Search the material below for the string "with" and list each line that holds it.

# Records
═══
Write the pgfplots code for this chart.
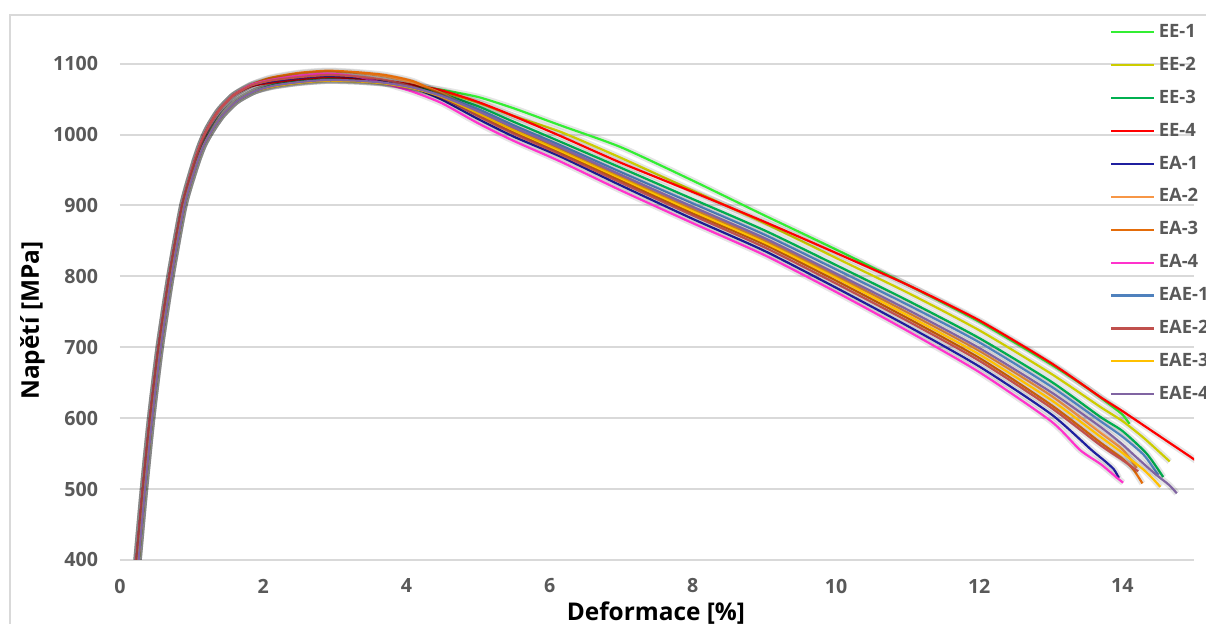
═══
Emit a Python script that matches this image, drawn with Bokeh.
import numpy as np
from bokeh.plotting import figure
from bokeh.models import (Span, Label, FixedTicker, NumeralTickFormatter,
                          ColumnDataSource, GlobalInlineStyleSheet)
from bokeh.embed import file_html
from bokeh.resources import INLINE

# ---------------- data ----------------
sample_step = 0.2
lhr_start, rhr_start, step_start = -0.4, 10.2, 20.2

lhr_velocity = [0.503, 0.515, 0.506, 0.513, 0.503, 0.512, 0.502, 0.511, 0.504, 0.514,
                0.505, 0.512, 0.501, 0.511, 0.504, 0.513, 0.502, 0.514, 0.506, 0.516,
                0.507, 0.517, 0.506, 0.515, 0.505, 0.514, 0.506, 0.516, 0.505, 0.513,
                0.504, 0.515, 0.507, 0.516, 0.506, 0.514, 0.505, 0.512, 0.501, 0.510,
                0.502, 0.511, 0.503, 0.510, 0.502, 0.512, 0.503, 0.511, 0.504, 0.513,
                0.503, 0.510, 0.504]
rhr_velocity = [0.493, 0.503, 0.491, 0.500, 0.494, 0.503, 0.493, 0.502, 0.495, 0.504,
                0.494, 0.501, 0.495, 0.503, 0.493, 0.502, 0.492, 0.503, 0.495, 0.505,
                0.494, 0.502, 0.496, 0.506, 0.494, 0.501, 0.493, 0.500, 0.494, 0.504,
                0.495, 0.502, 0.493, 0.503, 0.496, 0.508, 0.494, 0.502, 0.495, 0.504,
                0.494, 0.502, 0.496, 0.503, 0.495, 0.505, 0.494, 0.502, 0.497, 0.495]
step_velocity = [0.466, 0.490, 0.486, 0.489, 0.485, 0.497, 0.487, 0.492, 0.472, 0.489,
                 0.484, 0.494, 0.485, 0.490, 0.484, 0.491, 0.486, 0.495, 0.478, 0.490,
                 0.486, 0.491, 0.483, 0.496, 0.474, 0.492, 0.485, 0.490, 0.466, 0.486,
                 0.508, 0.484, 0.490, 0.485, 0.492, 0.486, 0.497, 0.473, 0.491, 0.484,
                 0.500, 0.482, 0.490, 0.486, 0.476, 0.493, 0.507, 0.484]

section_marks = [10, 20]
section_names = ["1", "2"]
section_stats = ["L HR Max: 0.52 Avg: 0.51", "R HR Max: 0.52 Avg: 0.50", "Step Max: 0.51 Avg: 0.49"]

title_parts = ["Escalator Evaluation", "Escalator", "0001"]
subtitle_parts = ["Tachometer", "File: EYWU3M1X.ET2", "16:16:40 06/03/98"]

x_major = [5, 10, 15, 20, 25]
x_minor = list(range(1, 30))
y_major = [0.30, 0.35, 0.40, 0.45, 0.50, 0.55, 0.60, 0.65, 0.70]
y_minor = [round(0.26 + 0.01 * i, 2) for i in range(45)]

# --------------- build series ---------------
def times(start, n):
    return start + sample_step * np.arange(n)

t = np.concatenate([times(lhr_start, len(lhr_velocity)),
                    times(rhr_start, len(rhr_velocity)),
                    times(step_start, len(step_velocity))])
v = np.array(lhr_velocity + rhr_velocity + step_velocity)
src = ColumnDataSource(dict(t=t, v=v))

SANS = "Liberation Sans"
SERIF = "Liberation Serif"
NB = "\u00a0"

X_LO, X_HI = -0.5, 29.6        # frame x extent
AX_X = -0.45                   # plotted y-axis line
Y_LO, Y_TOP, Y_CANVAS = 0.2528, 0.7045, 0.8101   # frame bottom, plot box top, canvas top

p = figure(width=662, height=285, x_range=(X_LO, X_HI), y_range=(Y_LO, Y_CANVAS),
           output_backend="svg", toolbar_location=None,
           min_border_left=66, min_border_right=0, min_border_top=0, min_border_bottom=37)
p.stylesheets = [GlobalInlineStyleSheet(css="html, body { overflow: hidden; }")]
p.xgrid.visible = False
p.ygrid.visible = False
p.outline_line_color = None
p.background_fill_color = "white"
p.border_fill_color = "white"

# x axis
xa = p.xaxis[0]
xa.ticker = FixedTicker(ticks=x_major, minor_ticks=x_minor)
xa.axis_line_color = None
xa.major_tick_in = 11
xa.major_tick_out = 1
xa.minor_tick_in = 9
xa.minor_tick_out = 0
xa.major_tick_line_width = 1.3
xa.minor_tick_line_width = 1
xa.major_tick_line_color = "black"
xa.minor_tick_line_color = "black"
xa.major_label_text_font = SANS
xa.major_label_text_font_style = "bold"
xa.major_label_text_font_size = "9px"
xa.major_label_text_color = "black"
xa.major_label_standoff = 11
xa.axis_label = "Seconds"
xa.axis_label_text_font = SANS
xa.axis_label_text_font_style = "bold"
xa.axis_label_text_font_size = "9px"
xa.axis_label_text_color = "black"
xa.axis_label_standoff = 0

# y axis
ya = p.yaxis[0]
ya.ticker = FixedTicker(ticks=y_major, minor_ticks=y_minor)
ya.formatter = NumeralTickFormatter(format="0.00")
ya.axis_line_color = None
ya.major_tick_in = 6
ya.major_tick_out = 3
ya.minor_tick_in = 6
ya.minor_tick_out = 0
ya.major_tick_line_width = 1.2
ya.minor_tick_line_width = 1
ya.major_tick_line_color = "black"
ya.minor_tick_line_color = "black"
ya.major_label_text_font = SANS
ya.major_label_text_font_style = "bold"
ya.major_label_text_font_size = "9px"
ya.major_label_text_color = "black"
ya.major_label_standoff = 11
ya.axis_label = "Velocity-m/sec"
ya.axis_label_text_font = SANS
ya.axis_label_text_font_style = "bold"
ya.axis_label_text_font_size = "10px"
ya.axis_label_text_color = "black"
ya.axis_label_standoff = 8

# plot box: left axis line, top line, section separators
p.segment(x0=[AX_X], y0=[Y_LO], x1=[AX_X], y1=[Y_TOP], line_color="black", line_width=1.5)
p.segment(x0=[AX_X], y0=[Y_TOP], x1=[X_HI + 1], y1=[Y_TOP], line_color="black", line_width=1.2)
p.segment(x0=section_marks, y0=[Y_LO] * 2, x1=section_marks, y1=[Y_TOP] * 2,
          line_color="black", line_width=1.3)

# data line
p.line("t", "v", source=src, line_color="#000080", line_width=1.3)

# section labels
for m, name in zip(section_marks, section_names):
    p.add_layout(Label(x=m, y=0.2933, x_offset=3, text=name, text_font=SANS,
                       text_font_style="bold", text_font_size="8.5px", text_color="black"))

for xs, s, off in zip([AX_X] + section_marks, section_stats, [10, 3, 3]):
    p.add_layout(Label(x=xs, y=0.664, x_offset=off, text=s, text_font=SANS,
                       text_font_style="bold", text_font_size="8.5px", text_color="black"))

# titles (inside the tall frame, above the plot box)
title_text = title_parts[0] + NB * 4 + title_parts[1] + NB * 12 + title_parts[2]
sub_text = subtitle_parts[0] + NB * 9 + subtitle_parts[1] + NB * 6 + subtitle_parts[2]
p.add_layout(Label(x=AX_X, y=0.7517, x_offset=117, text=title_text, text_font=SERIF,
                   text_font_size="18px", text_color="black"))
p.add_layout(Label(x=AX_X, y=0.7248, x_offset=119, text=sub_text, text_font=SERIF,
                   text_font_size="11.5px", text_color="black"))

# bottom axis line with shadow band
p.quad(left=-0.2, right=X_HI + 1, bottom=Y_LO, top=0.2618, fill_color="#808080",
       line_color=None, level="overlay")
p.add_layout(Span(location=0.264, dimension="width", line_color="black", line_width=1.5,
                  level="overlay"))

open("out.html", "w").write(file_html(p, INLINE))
═══
# Solution to the problem
Emit a Python script that matches this image, drawn with Bokeh.
# bottom axis line with shadow band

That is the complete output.